Hyperbolic sine-Gordon model beyond the first threshold
Younes Zine
TL;DR
The paper advances the theory of stochastic sine-Gordon dynamics by constructing an invariant Gibbs-dynamics for the hyperbolic model beyond the first well-posedness threshold. It develops a physical-space approach to the Fourier restriction method, coupling nonlinear smoothing for imaginary Gaussian multiplicative chaos with delicate cone-multiplier and light-cone analyses. A multi-layer strategy—first-order expansion, interpolation, and nonlinear smoothing—yields global well-posedness and Gibbs invariance for $2\pi \le \beta^2 < 2\pi(1+(3\sqrt{241}-41)/122)\approx 2.046\pi$, and reveals a surprising critical threshold at $\beta^2=6\pi$ linked to variance blow-up.
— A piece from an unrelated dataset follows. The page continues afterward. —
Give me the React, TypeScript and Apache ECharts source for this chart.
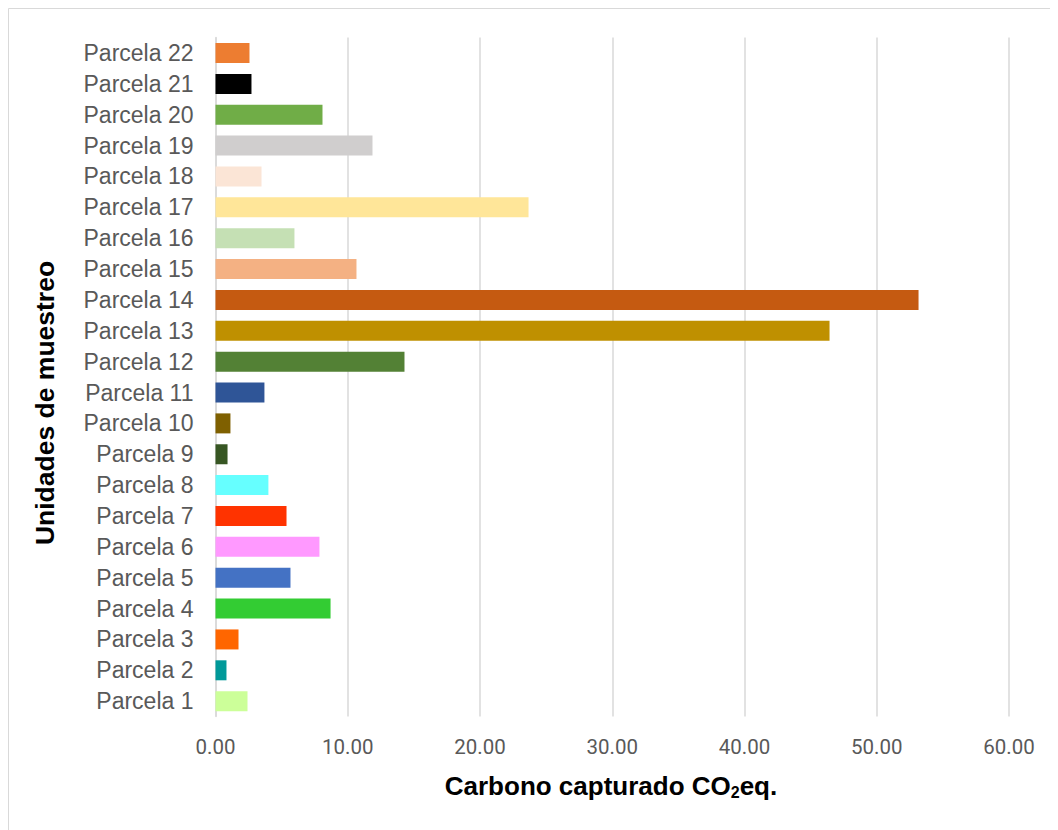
import React, { useEffect, useRef } from "react";
import * as echarts from "echarts";

const categories = [
  "Parcela 1", "Parcela 2", "Parcela 3", "Parcela 4", "Parcela 5", "Parcela 6",
  "Parcela 7", "Parcela 8", "Parcela 9", "Parcela 10", "Parcela 11", "Parcela 12",
  "Parcela 13", "Parcela 14", "Parcela 15", "Parcela 16", "Parcela 17", "Parcela 18",
  "Parcela 19", "Parcela 20", "Parcela 21", "Parcela 22",
];
const values = [
  2.42, 0.83, 1.74, 8.7, 5.67, 7.86, 5.37, 4.0, 0.91, 1.13, 3.7, 14.29,
  46.43, 53.16, 10.66, 5.97, 23.67, 3.48, 11.87, 8.09, 2.72, 2.57,
];
const colors = [
  "#CCFF99", "#009999", "#FF6600", "#33CC33", "#4472C4", "#FF99FF",
  "#FF3300", "#66FFFF", "#375623", "#7F6000", "#2F5597", "#538135",
  "#BF9000", "#C55A11", "#F4B183", "#C5E0B4", "#FFE699", "#FBE5D6",
  "#D0CECE", "#70AD47", "#000000", "#ED7D31",
];
const xTitle = "Carbono capturado CO";
const yTitle = "Unidades de muestreo";

export default function App() {
  const ref = useRef<HTMLDivElement>(null);
  useEffect(() => {
    if (!ref.current) return;
    const chart = echarts.init(ref.current, null, { renderer: "svg" });
    chart.setOption({
      animation: false,
      backgroundColor: "#ffffff",
      grid: { left: 207.5, top: 29.6, width: 793.5, height: 679, containLabel: false },
      xAxis: {
        type: "value",
        min: 0,
        max: 60,
        interval: 10,
        axisLine: { show: false },
        axisTick: { show: false },
        splitLine: { show: true, lineStyle: { color: "#d9d9d9", width: 1.5 } },
        axisLabel: {
          formatter: (v: number) => v.toFixed(2),
          color: "#595959",
          fontFamily: "Roboto",
          fontSize: 20.5,
          margin: 20,
        },
      },
      yAxis: {
        type: "category",
        data: categories,
        axisLine: { show: true, lineStyle: { color: "#d9d9d9", width: 1.5 } },
        axisTick: { show: false },
        axisLabel: {
          interval: 0,
          hideOverlap: false,
          color: "#595959",
          fontFamily: "Liberation Sans, Arial, sans-serif",
          fontSize: 23,
          margin: 22,
        },
      },
      series: [
        {
          type: "bar",
          barWidth: 20,
          data: values.map((v, i) => ({ value: v, itemStyle: { color: colors[i] } })),
        },
      ],
      graphic: [
        { type: "line", shape: { x1: 0.5, y1: 0.5, x2: 1050, y2: 0.5 }, style: { stroke: "#d9d9d9", lineWidth: 1 } },
        { type: "line", shape: { x1: 0.5, y1: 0.5, x2: 0.5, y2: 822 }, style: { stroke: "#d9d9d9", lineWidth: 1 } },
        {
          type: "text",
          x: 603,
          y: 778,
          style: {
            text: "{a|" + xTitle + "}{s|2}{a|eq.}",
            align: "center",
            verticalAlign: "middle",
            rich: {
              a: { fontFamily: "Liberation Sans", fontWeight: "bold", fontSize: 26, fill: "#000" },
              s: { fontFamily: "Liberation Sans", fontWeight: "bold", fontSize: 16, fill: "#000", padding: [12, 0, 0, 0] },
            },
          },
        },
        {
          type: "text",
          x: 37,
          y: 395,
          rotation: Math.PI / 2,
          style: {
            text: yTitle,
            align: "center",
            verticalAlign: "middle",
            fontFamily: "Liberation Sans",
            fontWeight: "bold",
            fontSize: 26.5,
            fill: "#000",
          },
        },
      ],
    });
    return () => chart.dispose();
  }, []);
  return <div ref={ref} style={{ width: 1050, height: 822 }} />;
}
The work thus extends random-wave/nonequilibrium SPDE techniques to a hyperbolic, non-polynomial setting and lays groundwork for applying physical-space methods to other stochastic wave equations with rough nonlinearities.
Abstract
We study the hyperbolic sine-Gordon model, with a parameter $\be^2 > 0$, and its associated Gibbs dynamics on the two-dimensional torus. By introducing a physical space approach to the Fourier restriction norm method and establishing nonlinear dispersive smoothing for the imaginary multiplicative Gaussian chaos, we construct invariant Gibbs dynamics for the hyperbolic sine-Gordon model beyond the first threshold $\be^2 = 2π$. The deterministic step of our argument hinges on establishing key bilinear estimates, featuring weighted bounds for cone multipliers. Moreover, the probabilistic component involves a careful analysis of the imaginary Gaussian multiplicative chaos and reduces to integrating singularities along space-time light cones. As a by-product of our proof, we identify $\be^2 = 6π$ as a critical threshold for the hyperbolic sine-Gordon model, which is quite surprising given that the associated parabolic model has a critical threshold at $\be^2 =8π$.